DLCs are one of the foundational technologies for BTCfi: the effort to bring decentralized finance to Bitcoin without relying on other blockchains or custodians. They enable derivatives, lending, insurance, and synthetic assets directly on Bitcoin Layer 1, using Bitcoin's own UTXO model and self-custody guarantees.

Unlike Ethereum-style smart contracts that require a shared execution environment, DLCs are bilateral agreements settled with pre-signed transactions. This makes them inherently private and lightweight, but also means they lack the composability of account-based DeFi. More complex BTCfi applications often combine DLCs with other Bitcoin primitives like PSBTs, Lightning channels, and multisig escrow. For a broader view of the Bitcoin DeFi landscape, see the BTCfi landscape overview and the DLC research deep dive.

Risks and Considerations

Oracle Trust

DLCs reduce but do not eliminate oracle trust. A malicious or compromised oracle can sign a false outcome, directing funds to the wrong party. While equivocation (signing two different outcomes with the same nonce) is cryptographically detectable and exposes the oracle's private key, the oracle could still collude with one party by simply signing the wrong outcome once.
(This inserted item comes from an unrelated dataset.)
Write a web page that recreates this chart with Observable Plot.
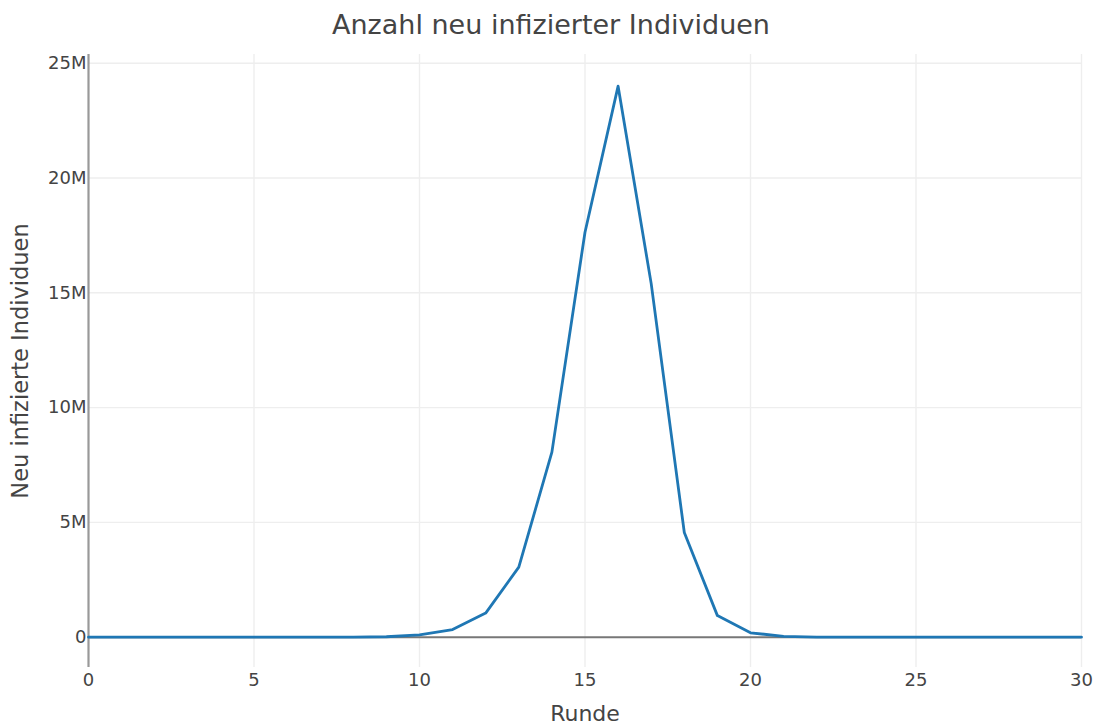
<!DOCTYPE html>
<html>
<head>
<meta charset="utf-8">
<script src="https://cdn.jsdelivr.net/npm/d3@7"></script>
<script src="https://cdn.jsdelivr.net/npm/@observablehq/plot@0.6"></script>
<style>
  html, body { margin: 0; padding: 0; background: #fff; }
  #wrap { width: 1094px; font-family: "DejaVu Sans", Verdana, sans-serif; }
  #title { height: 40px; box-sizing: border-box; padding-top: 10px; font-size: 27px; line-height: 30px; color: #444; text-align: center; padding-left: 8px; white-space: nowrap; }
  svg { display: block; }
</style>
</head>
<body>
<div id="wrap">
  <div id="title">Anzahl neu infizierter Individuen</div>
  <div id="chart"></div>
</div>
<script>
const runden = [0,1,2,3,4,5,6,7,8,9,10,11,12,13,14,15,16,17,18,19,20,21,22,23,24,25,26,27,28,29,30];
const neuInfiziert = [1, 2, 5, 12, 30, 80, 200, 600, 2000, 20000, 100000, 330000, 1050000, 3050000, 8060000, 17640000, 24000000, 15400000, 4560000, 940000, 190000, 40000, 7000, 1200, 200, 30, 5, 1, 0, 0, 0];
const xTicks = [0, 5, 10, 15, 20, 25, 30];
const yTicks = [0, 5000000, 10000000, 15000000, 20000000, 25000000];
const yTickLabels = ["0", "5M", "10M", "15M", "20M", "25M"];
const xLabel = "Runde";
const yLabel = "Neu infizierte Individuen";

const data = runden.map((r, i) => ({runde: r, neu: neuInfiziert[i]}));
const textColor = "#444";

const chart = Plot.plot({
  width: 1094,
  height: 688,
  marginTop: 14,
  marginBottom: 61,
  marginLeft: 88,
  marginRight: 13,
  style: {fontFamily: "DejaVu Sans, Verdana, sans-serif", color: textColor, background: "#fff"},
  x: {domain: [0, 30]},
  y: {domain: [-1320000, 25380000]},
  marks: [
    Plot.gridX(xTicks.filter(d => d > 0), {stroke: "#eee", strokeOpacity: 1, strokeWidth: 1.4}),
    Plot.gridY(yTicks.filter(d => d > 0), {stroke: "#eee", strokeOpacity: 1, strokeWidth: 1.4}),
    Plot.ruleY([0], {stroke: "#777", strokeWidth: 2}),
    Plot.ruleX([0], {stroke: "#999", strokeWidth: 2.2}),
    Plot.line(data, {x: "runde", y: "neu", stroke: "#1f77b4", strokeWidth: 2.8, strokeLinejoin: "round"}),
    Plot.axisX(xTicks, {tickSize: 0, tickPadding: 6, fontSize: 18, fill: textColor, label: null}),
    Plot.axisY(yTicks, {tickSize: 0, tickPadding: 2, fontSize: 18, fill: textColor, label: null,
      tickFormat: d => yTickLabels[yTicks.indexOf(d)]}),
    Plot.text([xLabel], {frameAnchor: "bottom", dy: 46, lineAnchor: "middle", textAnchor: "middle", fontSize: 22, fill: textColor}),
    Plot.text([yLabel], {frameAnchor: "left", dx: -68, rotate: -90, lineAnchor: "middle", textAnchor: "middle", fontSize: 22.5, fill: textColor})
  ]
});
document.getElementById("chart").appendChild(chart);
</script>
</body>
</html>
Multi-oracle schemes mitigate this by requiring agreement from multiple independent oracles, at the cost of increased CET count and complexity.

CET Scalability

For contracts with many possible outcomes (a price that could land on thousands of values), the number of pre-signed CETs can be very large. Numeric outcome decomposition (where the oracle signs individual digits separately) and CET compression (grouping constant-payout ranges into logarithmic prefix patterns) reduce this burden, but the computational cost of generating and exchanging adaptor signatures remains significant.

Liquidity Lock

Funds locked in a DLC cannot be used for anything else during the contract period. There is no native mechanism for early exit without cooperative settlement between both parties. For long-duration contracts, this represents a meaningful opportunity cost.

Implementation Maturity

The DLC ecosystem is still evolving. The community-maintained dlcspecs specification remains a work-in-progress with no finalized v1 release. Several pioneering DLC projects have shut down or pivoted, citing challenges with UX complexity and market preference for custodial alternatives. While institutional-focused platforms like DLC Markets represent a maturing ecosystem, DLCs have not yet seen the broad adoption that would come from extensive battle-testing.

This glossary entry is for informational purposes only and does not constitute financial or investment advice. Always do your own research before using any protocol or technology.